Despite researchers’ concerns that artificial foods harm the bears’ nutrition, shorten denning periods, make them dependent on humans, boost their numbers above habitat capacities and increase conflicts with people, no serious proposals to restrict bear baiting emerged in Wisconsin.
That doesn’t surprise biologists like Jonathan Gassett, the Wildlife Management Institute’s Southeastern field representative. Gassett served as commissioner of Kentucky’s Department of Fish and Wildlife Resources from 2006 through 2013, and recalls many bait-related battles.
“Baiting deer was legal year-round when I started working to ban it,” Gassett said. “That wasn’t a pleasant experience, politically or otherwise, but we stopped baiting pretty much for everything except deer.

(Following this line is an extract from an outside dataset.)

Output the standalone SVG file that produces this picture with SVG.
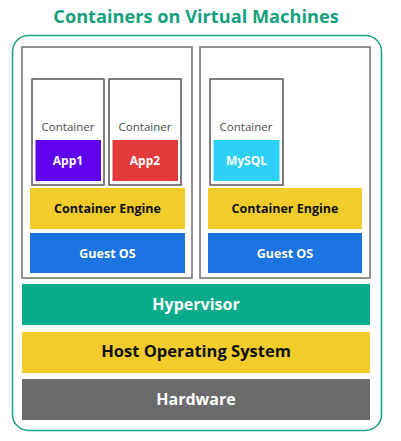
<svg xmlns="http://www.w3.org/2000/svg" width="401" height="441" viewBox="0 0 401 441">
<style>
text{font-family:"Open Sans","Noto Sans","Liberation Sans",sans-serif;text-anchor:middle}
.vm{fill:#fff;stroke:#6f6f6f;stroke-width:1.5}
.ct{fill:#fff;stroke:#555;stroke-width:1.5}
.lbl{font-size:11.5px;font-weight:500;fill:#4a4a4a}
.app{font-size:12px;font-weight:700;fill:#fff}
.eng{font-size:12.5px;font-weight:700;fill:#111}
.os{font-size:12.5px;font-weight:700;fill:#fff}
.big{font-size:16px;font-weight:700}
</style>
<rect width="401" height="441" fill="#fff"/>
<text x="196" y="23" style="font-size:18.2px;font-weight:700;fill:#16a07e">Containers on Virtual Machines</text>
<rect id="host" x="12.5" y="35.5" width="369" height="395" rx="16" fill="#fff" stroke="#1ea083" stroke-width="1.5"/>
<g id="vm1">
<rect class="vm" x="22" y="47" width="170" height="231"/>
<g id="container1">
<rect class="ct" x="32" y="79" width="72" height="106"/>
<text class="lbl" x="68" y="131">Container</text>
<rect x="35.5" y="140" width="65.5" height="41" fill="#5f00ee"/>
<text class="app" x="68" y="165">App1</text>
</g>
<g id="container2">
<rect class="ct" x="109" y="79" width="72" height="106"/>
<text class="lbl" x="145" y="131">Container</text>
<rect x="112.5" y="140" width="65.5" height="41" fill="#e53a3b"/>
<text class="app" x="145" y="165">App2</text>
</g>
<g id="engine1">
<rect x="30" y="188" width="155" height="41" fill="#f2cc2a"/>
<text class="eng" x="107.5" y="213">Container Engine</text>
</g>
<g id="guest1">
<rect x="30" y="233" width="155" height="40" fill="#1b74e2"/>
<text class="os" x="107.5" y="258">Guest OS</text>
</g>
</g>
<g id="vm2">
<rect class="vm" x="200" y="47" width="170" height="231"/>
<g id="container3">
<rect class="ct" x="210" y="79" width="73" height="106"/>
<text class="lbl" x="246" y="131">Container</text>
<rect x="213.5" y="140" width="66" height="41" fill="#2dd0f7"/>
<text class="app" x="246.5" y="165">MySQL</text>
</g>
<g id="engine2">
<rect x="208" y="188" width="154" height="41" fill="#f2cc2a"/>
<text class="eng" x="285" y="213">Container Engine</text>
</g>
<g id="guest2">
<rect x="208" y="233" width="154" height="40" fill="#1b74e2"/>
<text class="os" x="285" y="258">Guest OS</text>
</g>
</g>
<g id="hypervisor">
<rect x="22" y="284" width="348" height="41" fill="#0aab8b"/>
<text class="big" x="196" y="310" fill="#fff">Hypervisor</text>
</g>
<g id="hostos">
<rect x="22" y="332" width="348" height="41" fill="#f2cc2a"/>
<text class="big" x="196" y="357" fill="#111" style="font-size:16.5px">Host Operating System</text>
</g>
<g id="hardware">
<rect x="22" y="379" width="348" height="41" fill="#6b6b6b"/>
<text class="big" x="196" y="405" fill="#fff">Hardware</text>
</g>
<g id="connectors"/>
</svg>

Kentucky doesn’t allow baiting on public lands, either. It causes too many problems.”
Gassett cites turf wars between hunters, reduced daylight deer movements, increased competition between deer at bait sites and the likelihood of spreading diseases to deer and other wildlife. He also implicated mold toxins in corn and grains for wildlife health problems.
“The stuff sold as ‘deer corn’ is often condemned agricultural feed that can’t be fed to humans or livestock,” Gassett said. “Mycotoxins in moldy corn usually don’t hurt deer, because they can digest just about anything. But it can kill turkeys and songbirds. Bottom line: We shouldn’t be feeding wildlife. We’ve known that for 100 years. I’m all for managing woodlots, native vegetation, native terrains and food plots.”
Gassett said research on food plots documents benefits beyond deer, including birds, mice, rabbits, insects and pollinators. For instance, a 2016 University of Georgia study led by Wilson E. Ricks found songbird species were “rich” in number and variety along food-plot edges in southern Appalachian hardwood forests, including several species classified as “declining.”
Gassett and most biologists also worry that bait sites could help spread CWD. A 2018 University of Wisconsin-Madison study found detectable levels of CWD-causing prions in soil and water at nine of 11 mineral licks researchers monitored in the state’s endemic area, as well as in feces at one of the more infected sites. The concentrated nature of licks and bait sites makes it likely that deer share food particles, and shed high levels of prions when urinating, defecating and salivating. Saliva likely has the highest potential to transmit CWD. The study notes saliva from infected whitetails contains one to five infectious doses of prions.
Attempts to regulate or outlaw baiting, however, don’t necessarily end the practice or its challenges. Wisconsin, for example, has steadily expanded its bait ban as CWD spread into new areas. Even so, baiting has been deer hunting’s top violation since the Wisconsin’s Legislature overruled the DNR’s bait ban in 2003, and let hunters in non-CWD areas use up to 2 gallons of bait per 40-acre parcel.
Three years later, Wisconsin’s chief warden, Randy Stark, expressed frustration after wardens wrote a then-record 299 baiting citations during the 2006 gun-deer season.
“No single issue in my 23 years as a conservation warden has consumed as many pages of warden (reports) like baiting and feeding issues have this year,” Stark said.
In the 12 deer seasons since, Wisconsin’s deer baiting/feeding violations have worsened, totaling 6,003 unofficially. That’s an annual average of 501, including a high of 692 in 2009 and a low of 403 in 2018. At roughly $523 per citation, that’s $3.14 million in deer-baiting fines.
Bait-hunters might not intend harm, but those numbers suggest stubborn indifference to baiting’s consequences, financial and otherwise, in regions where baiting is popular.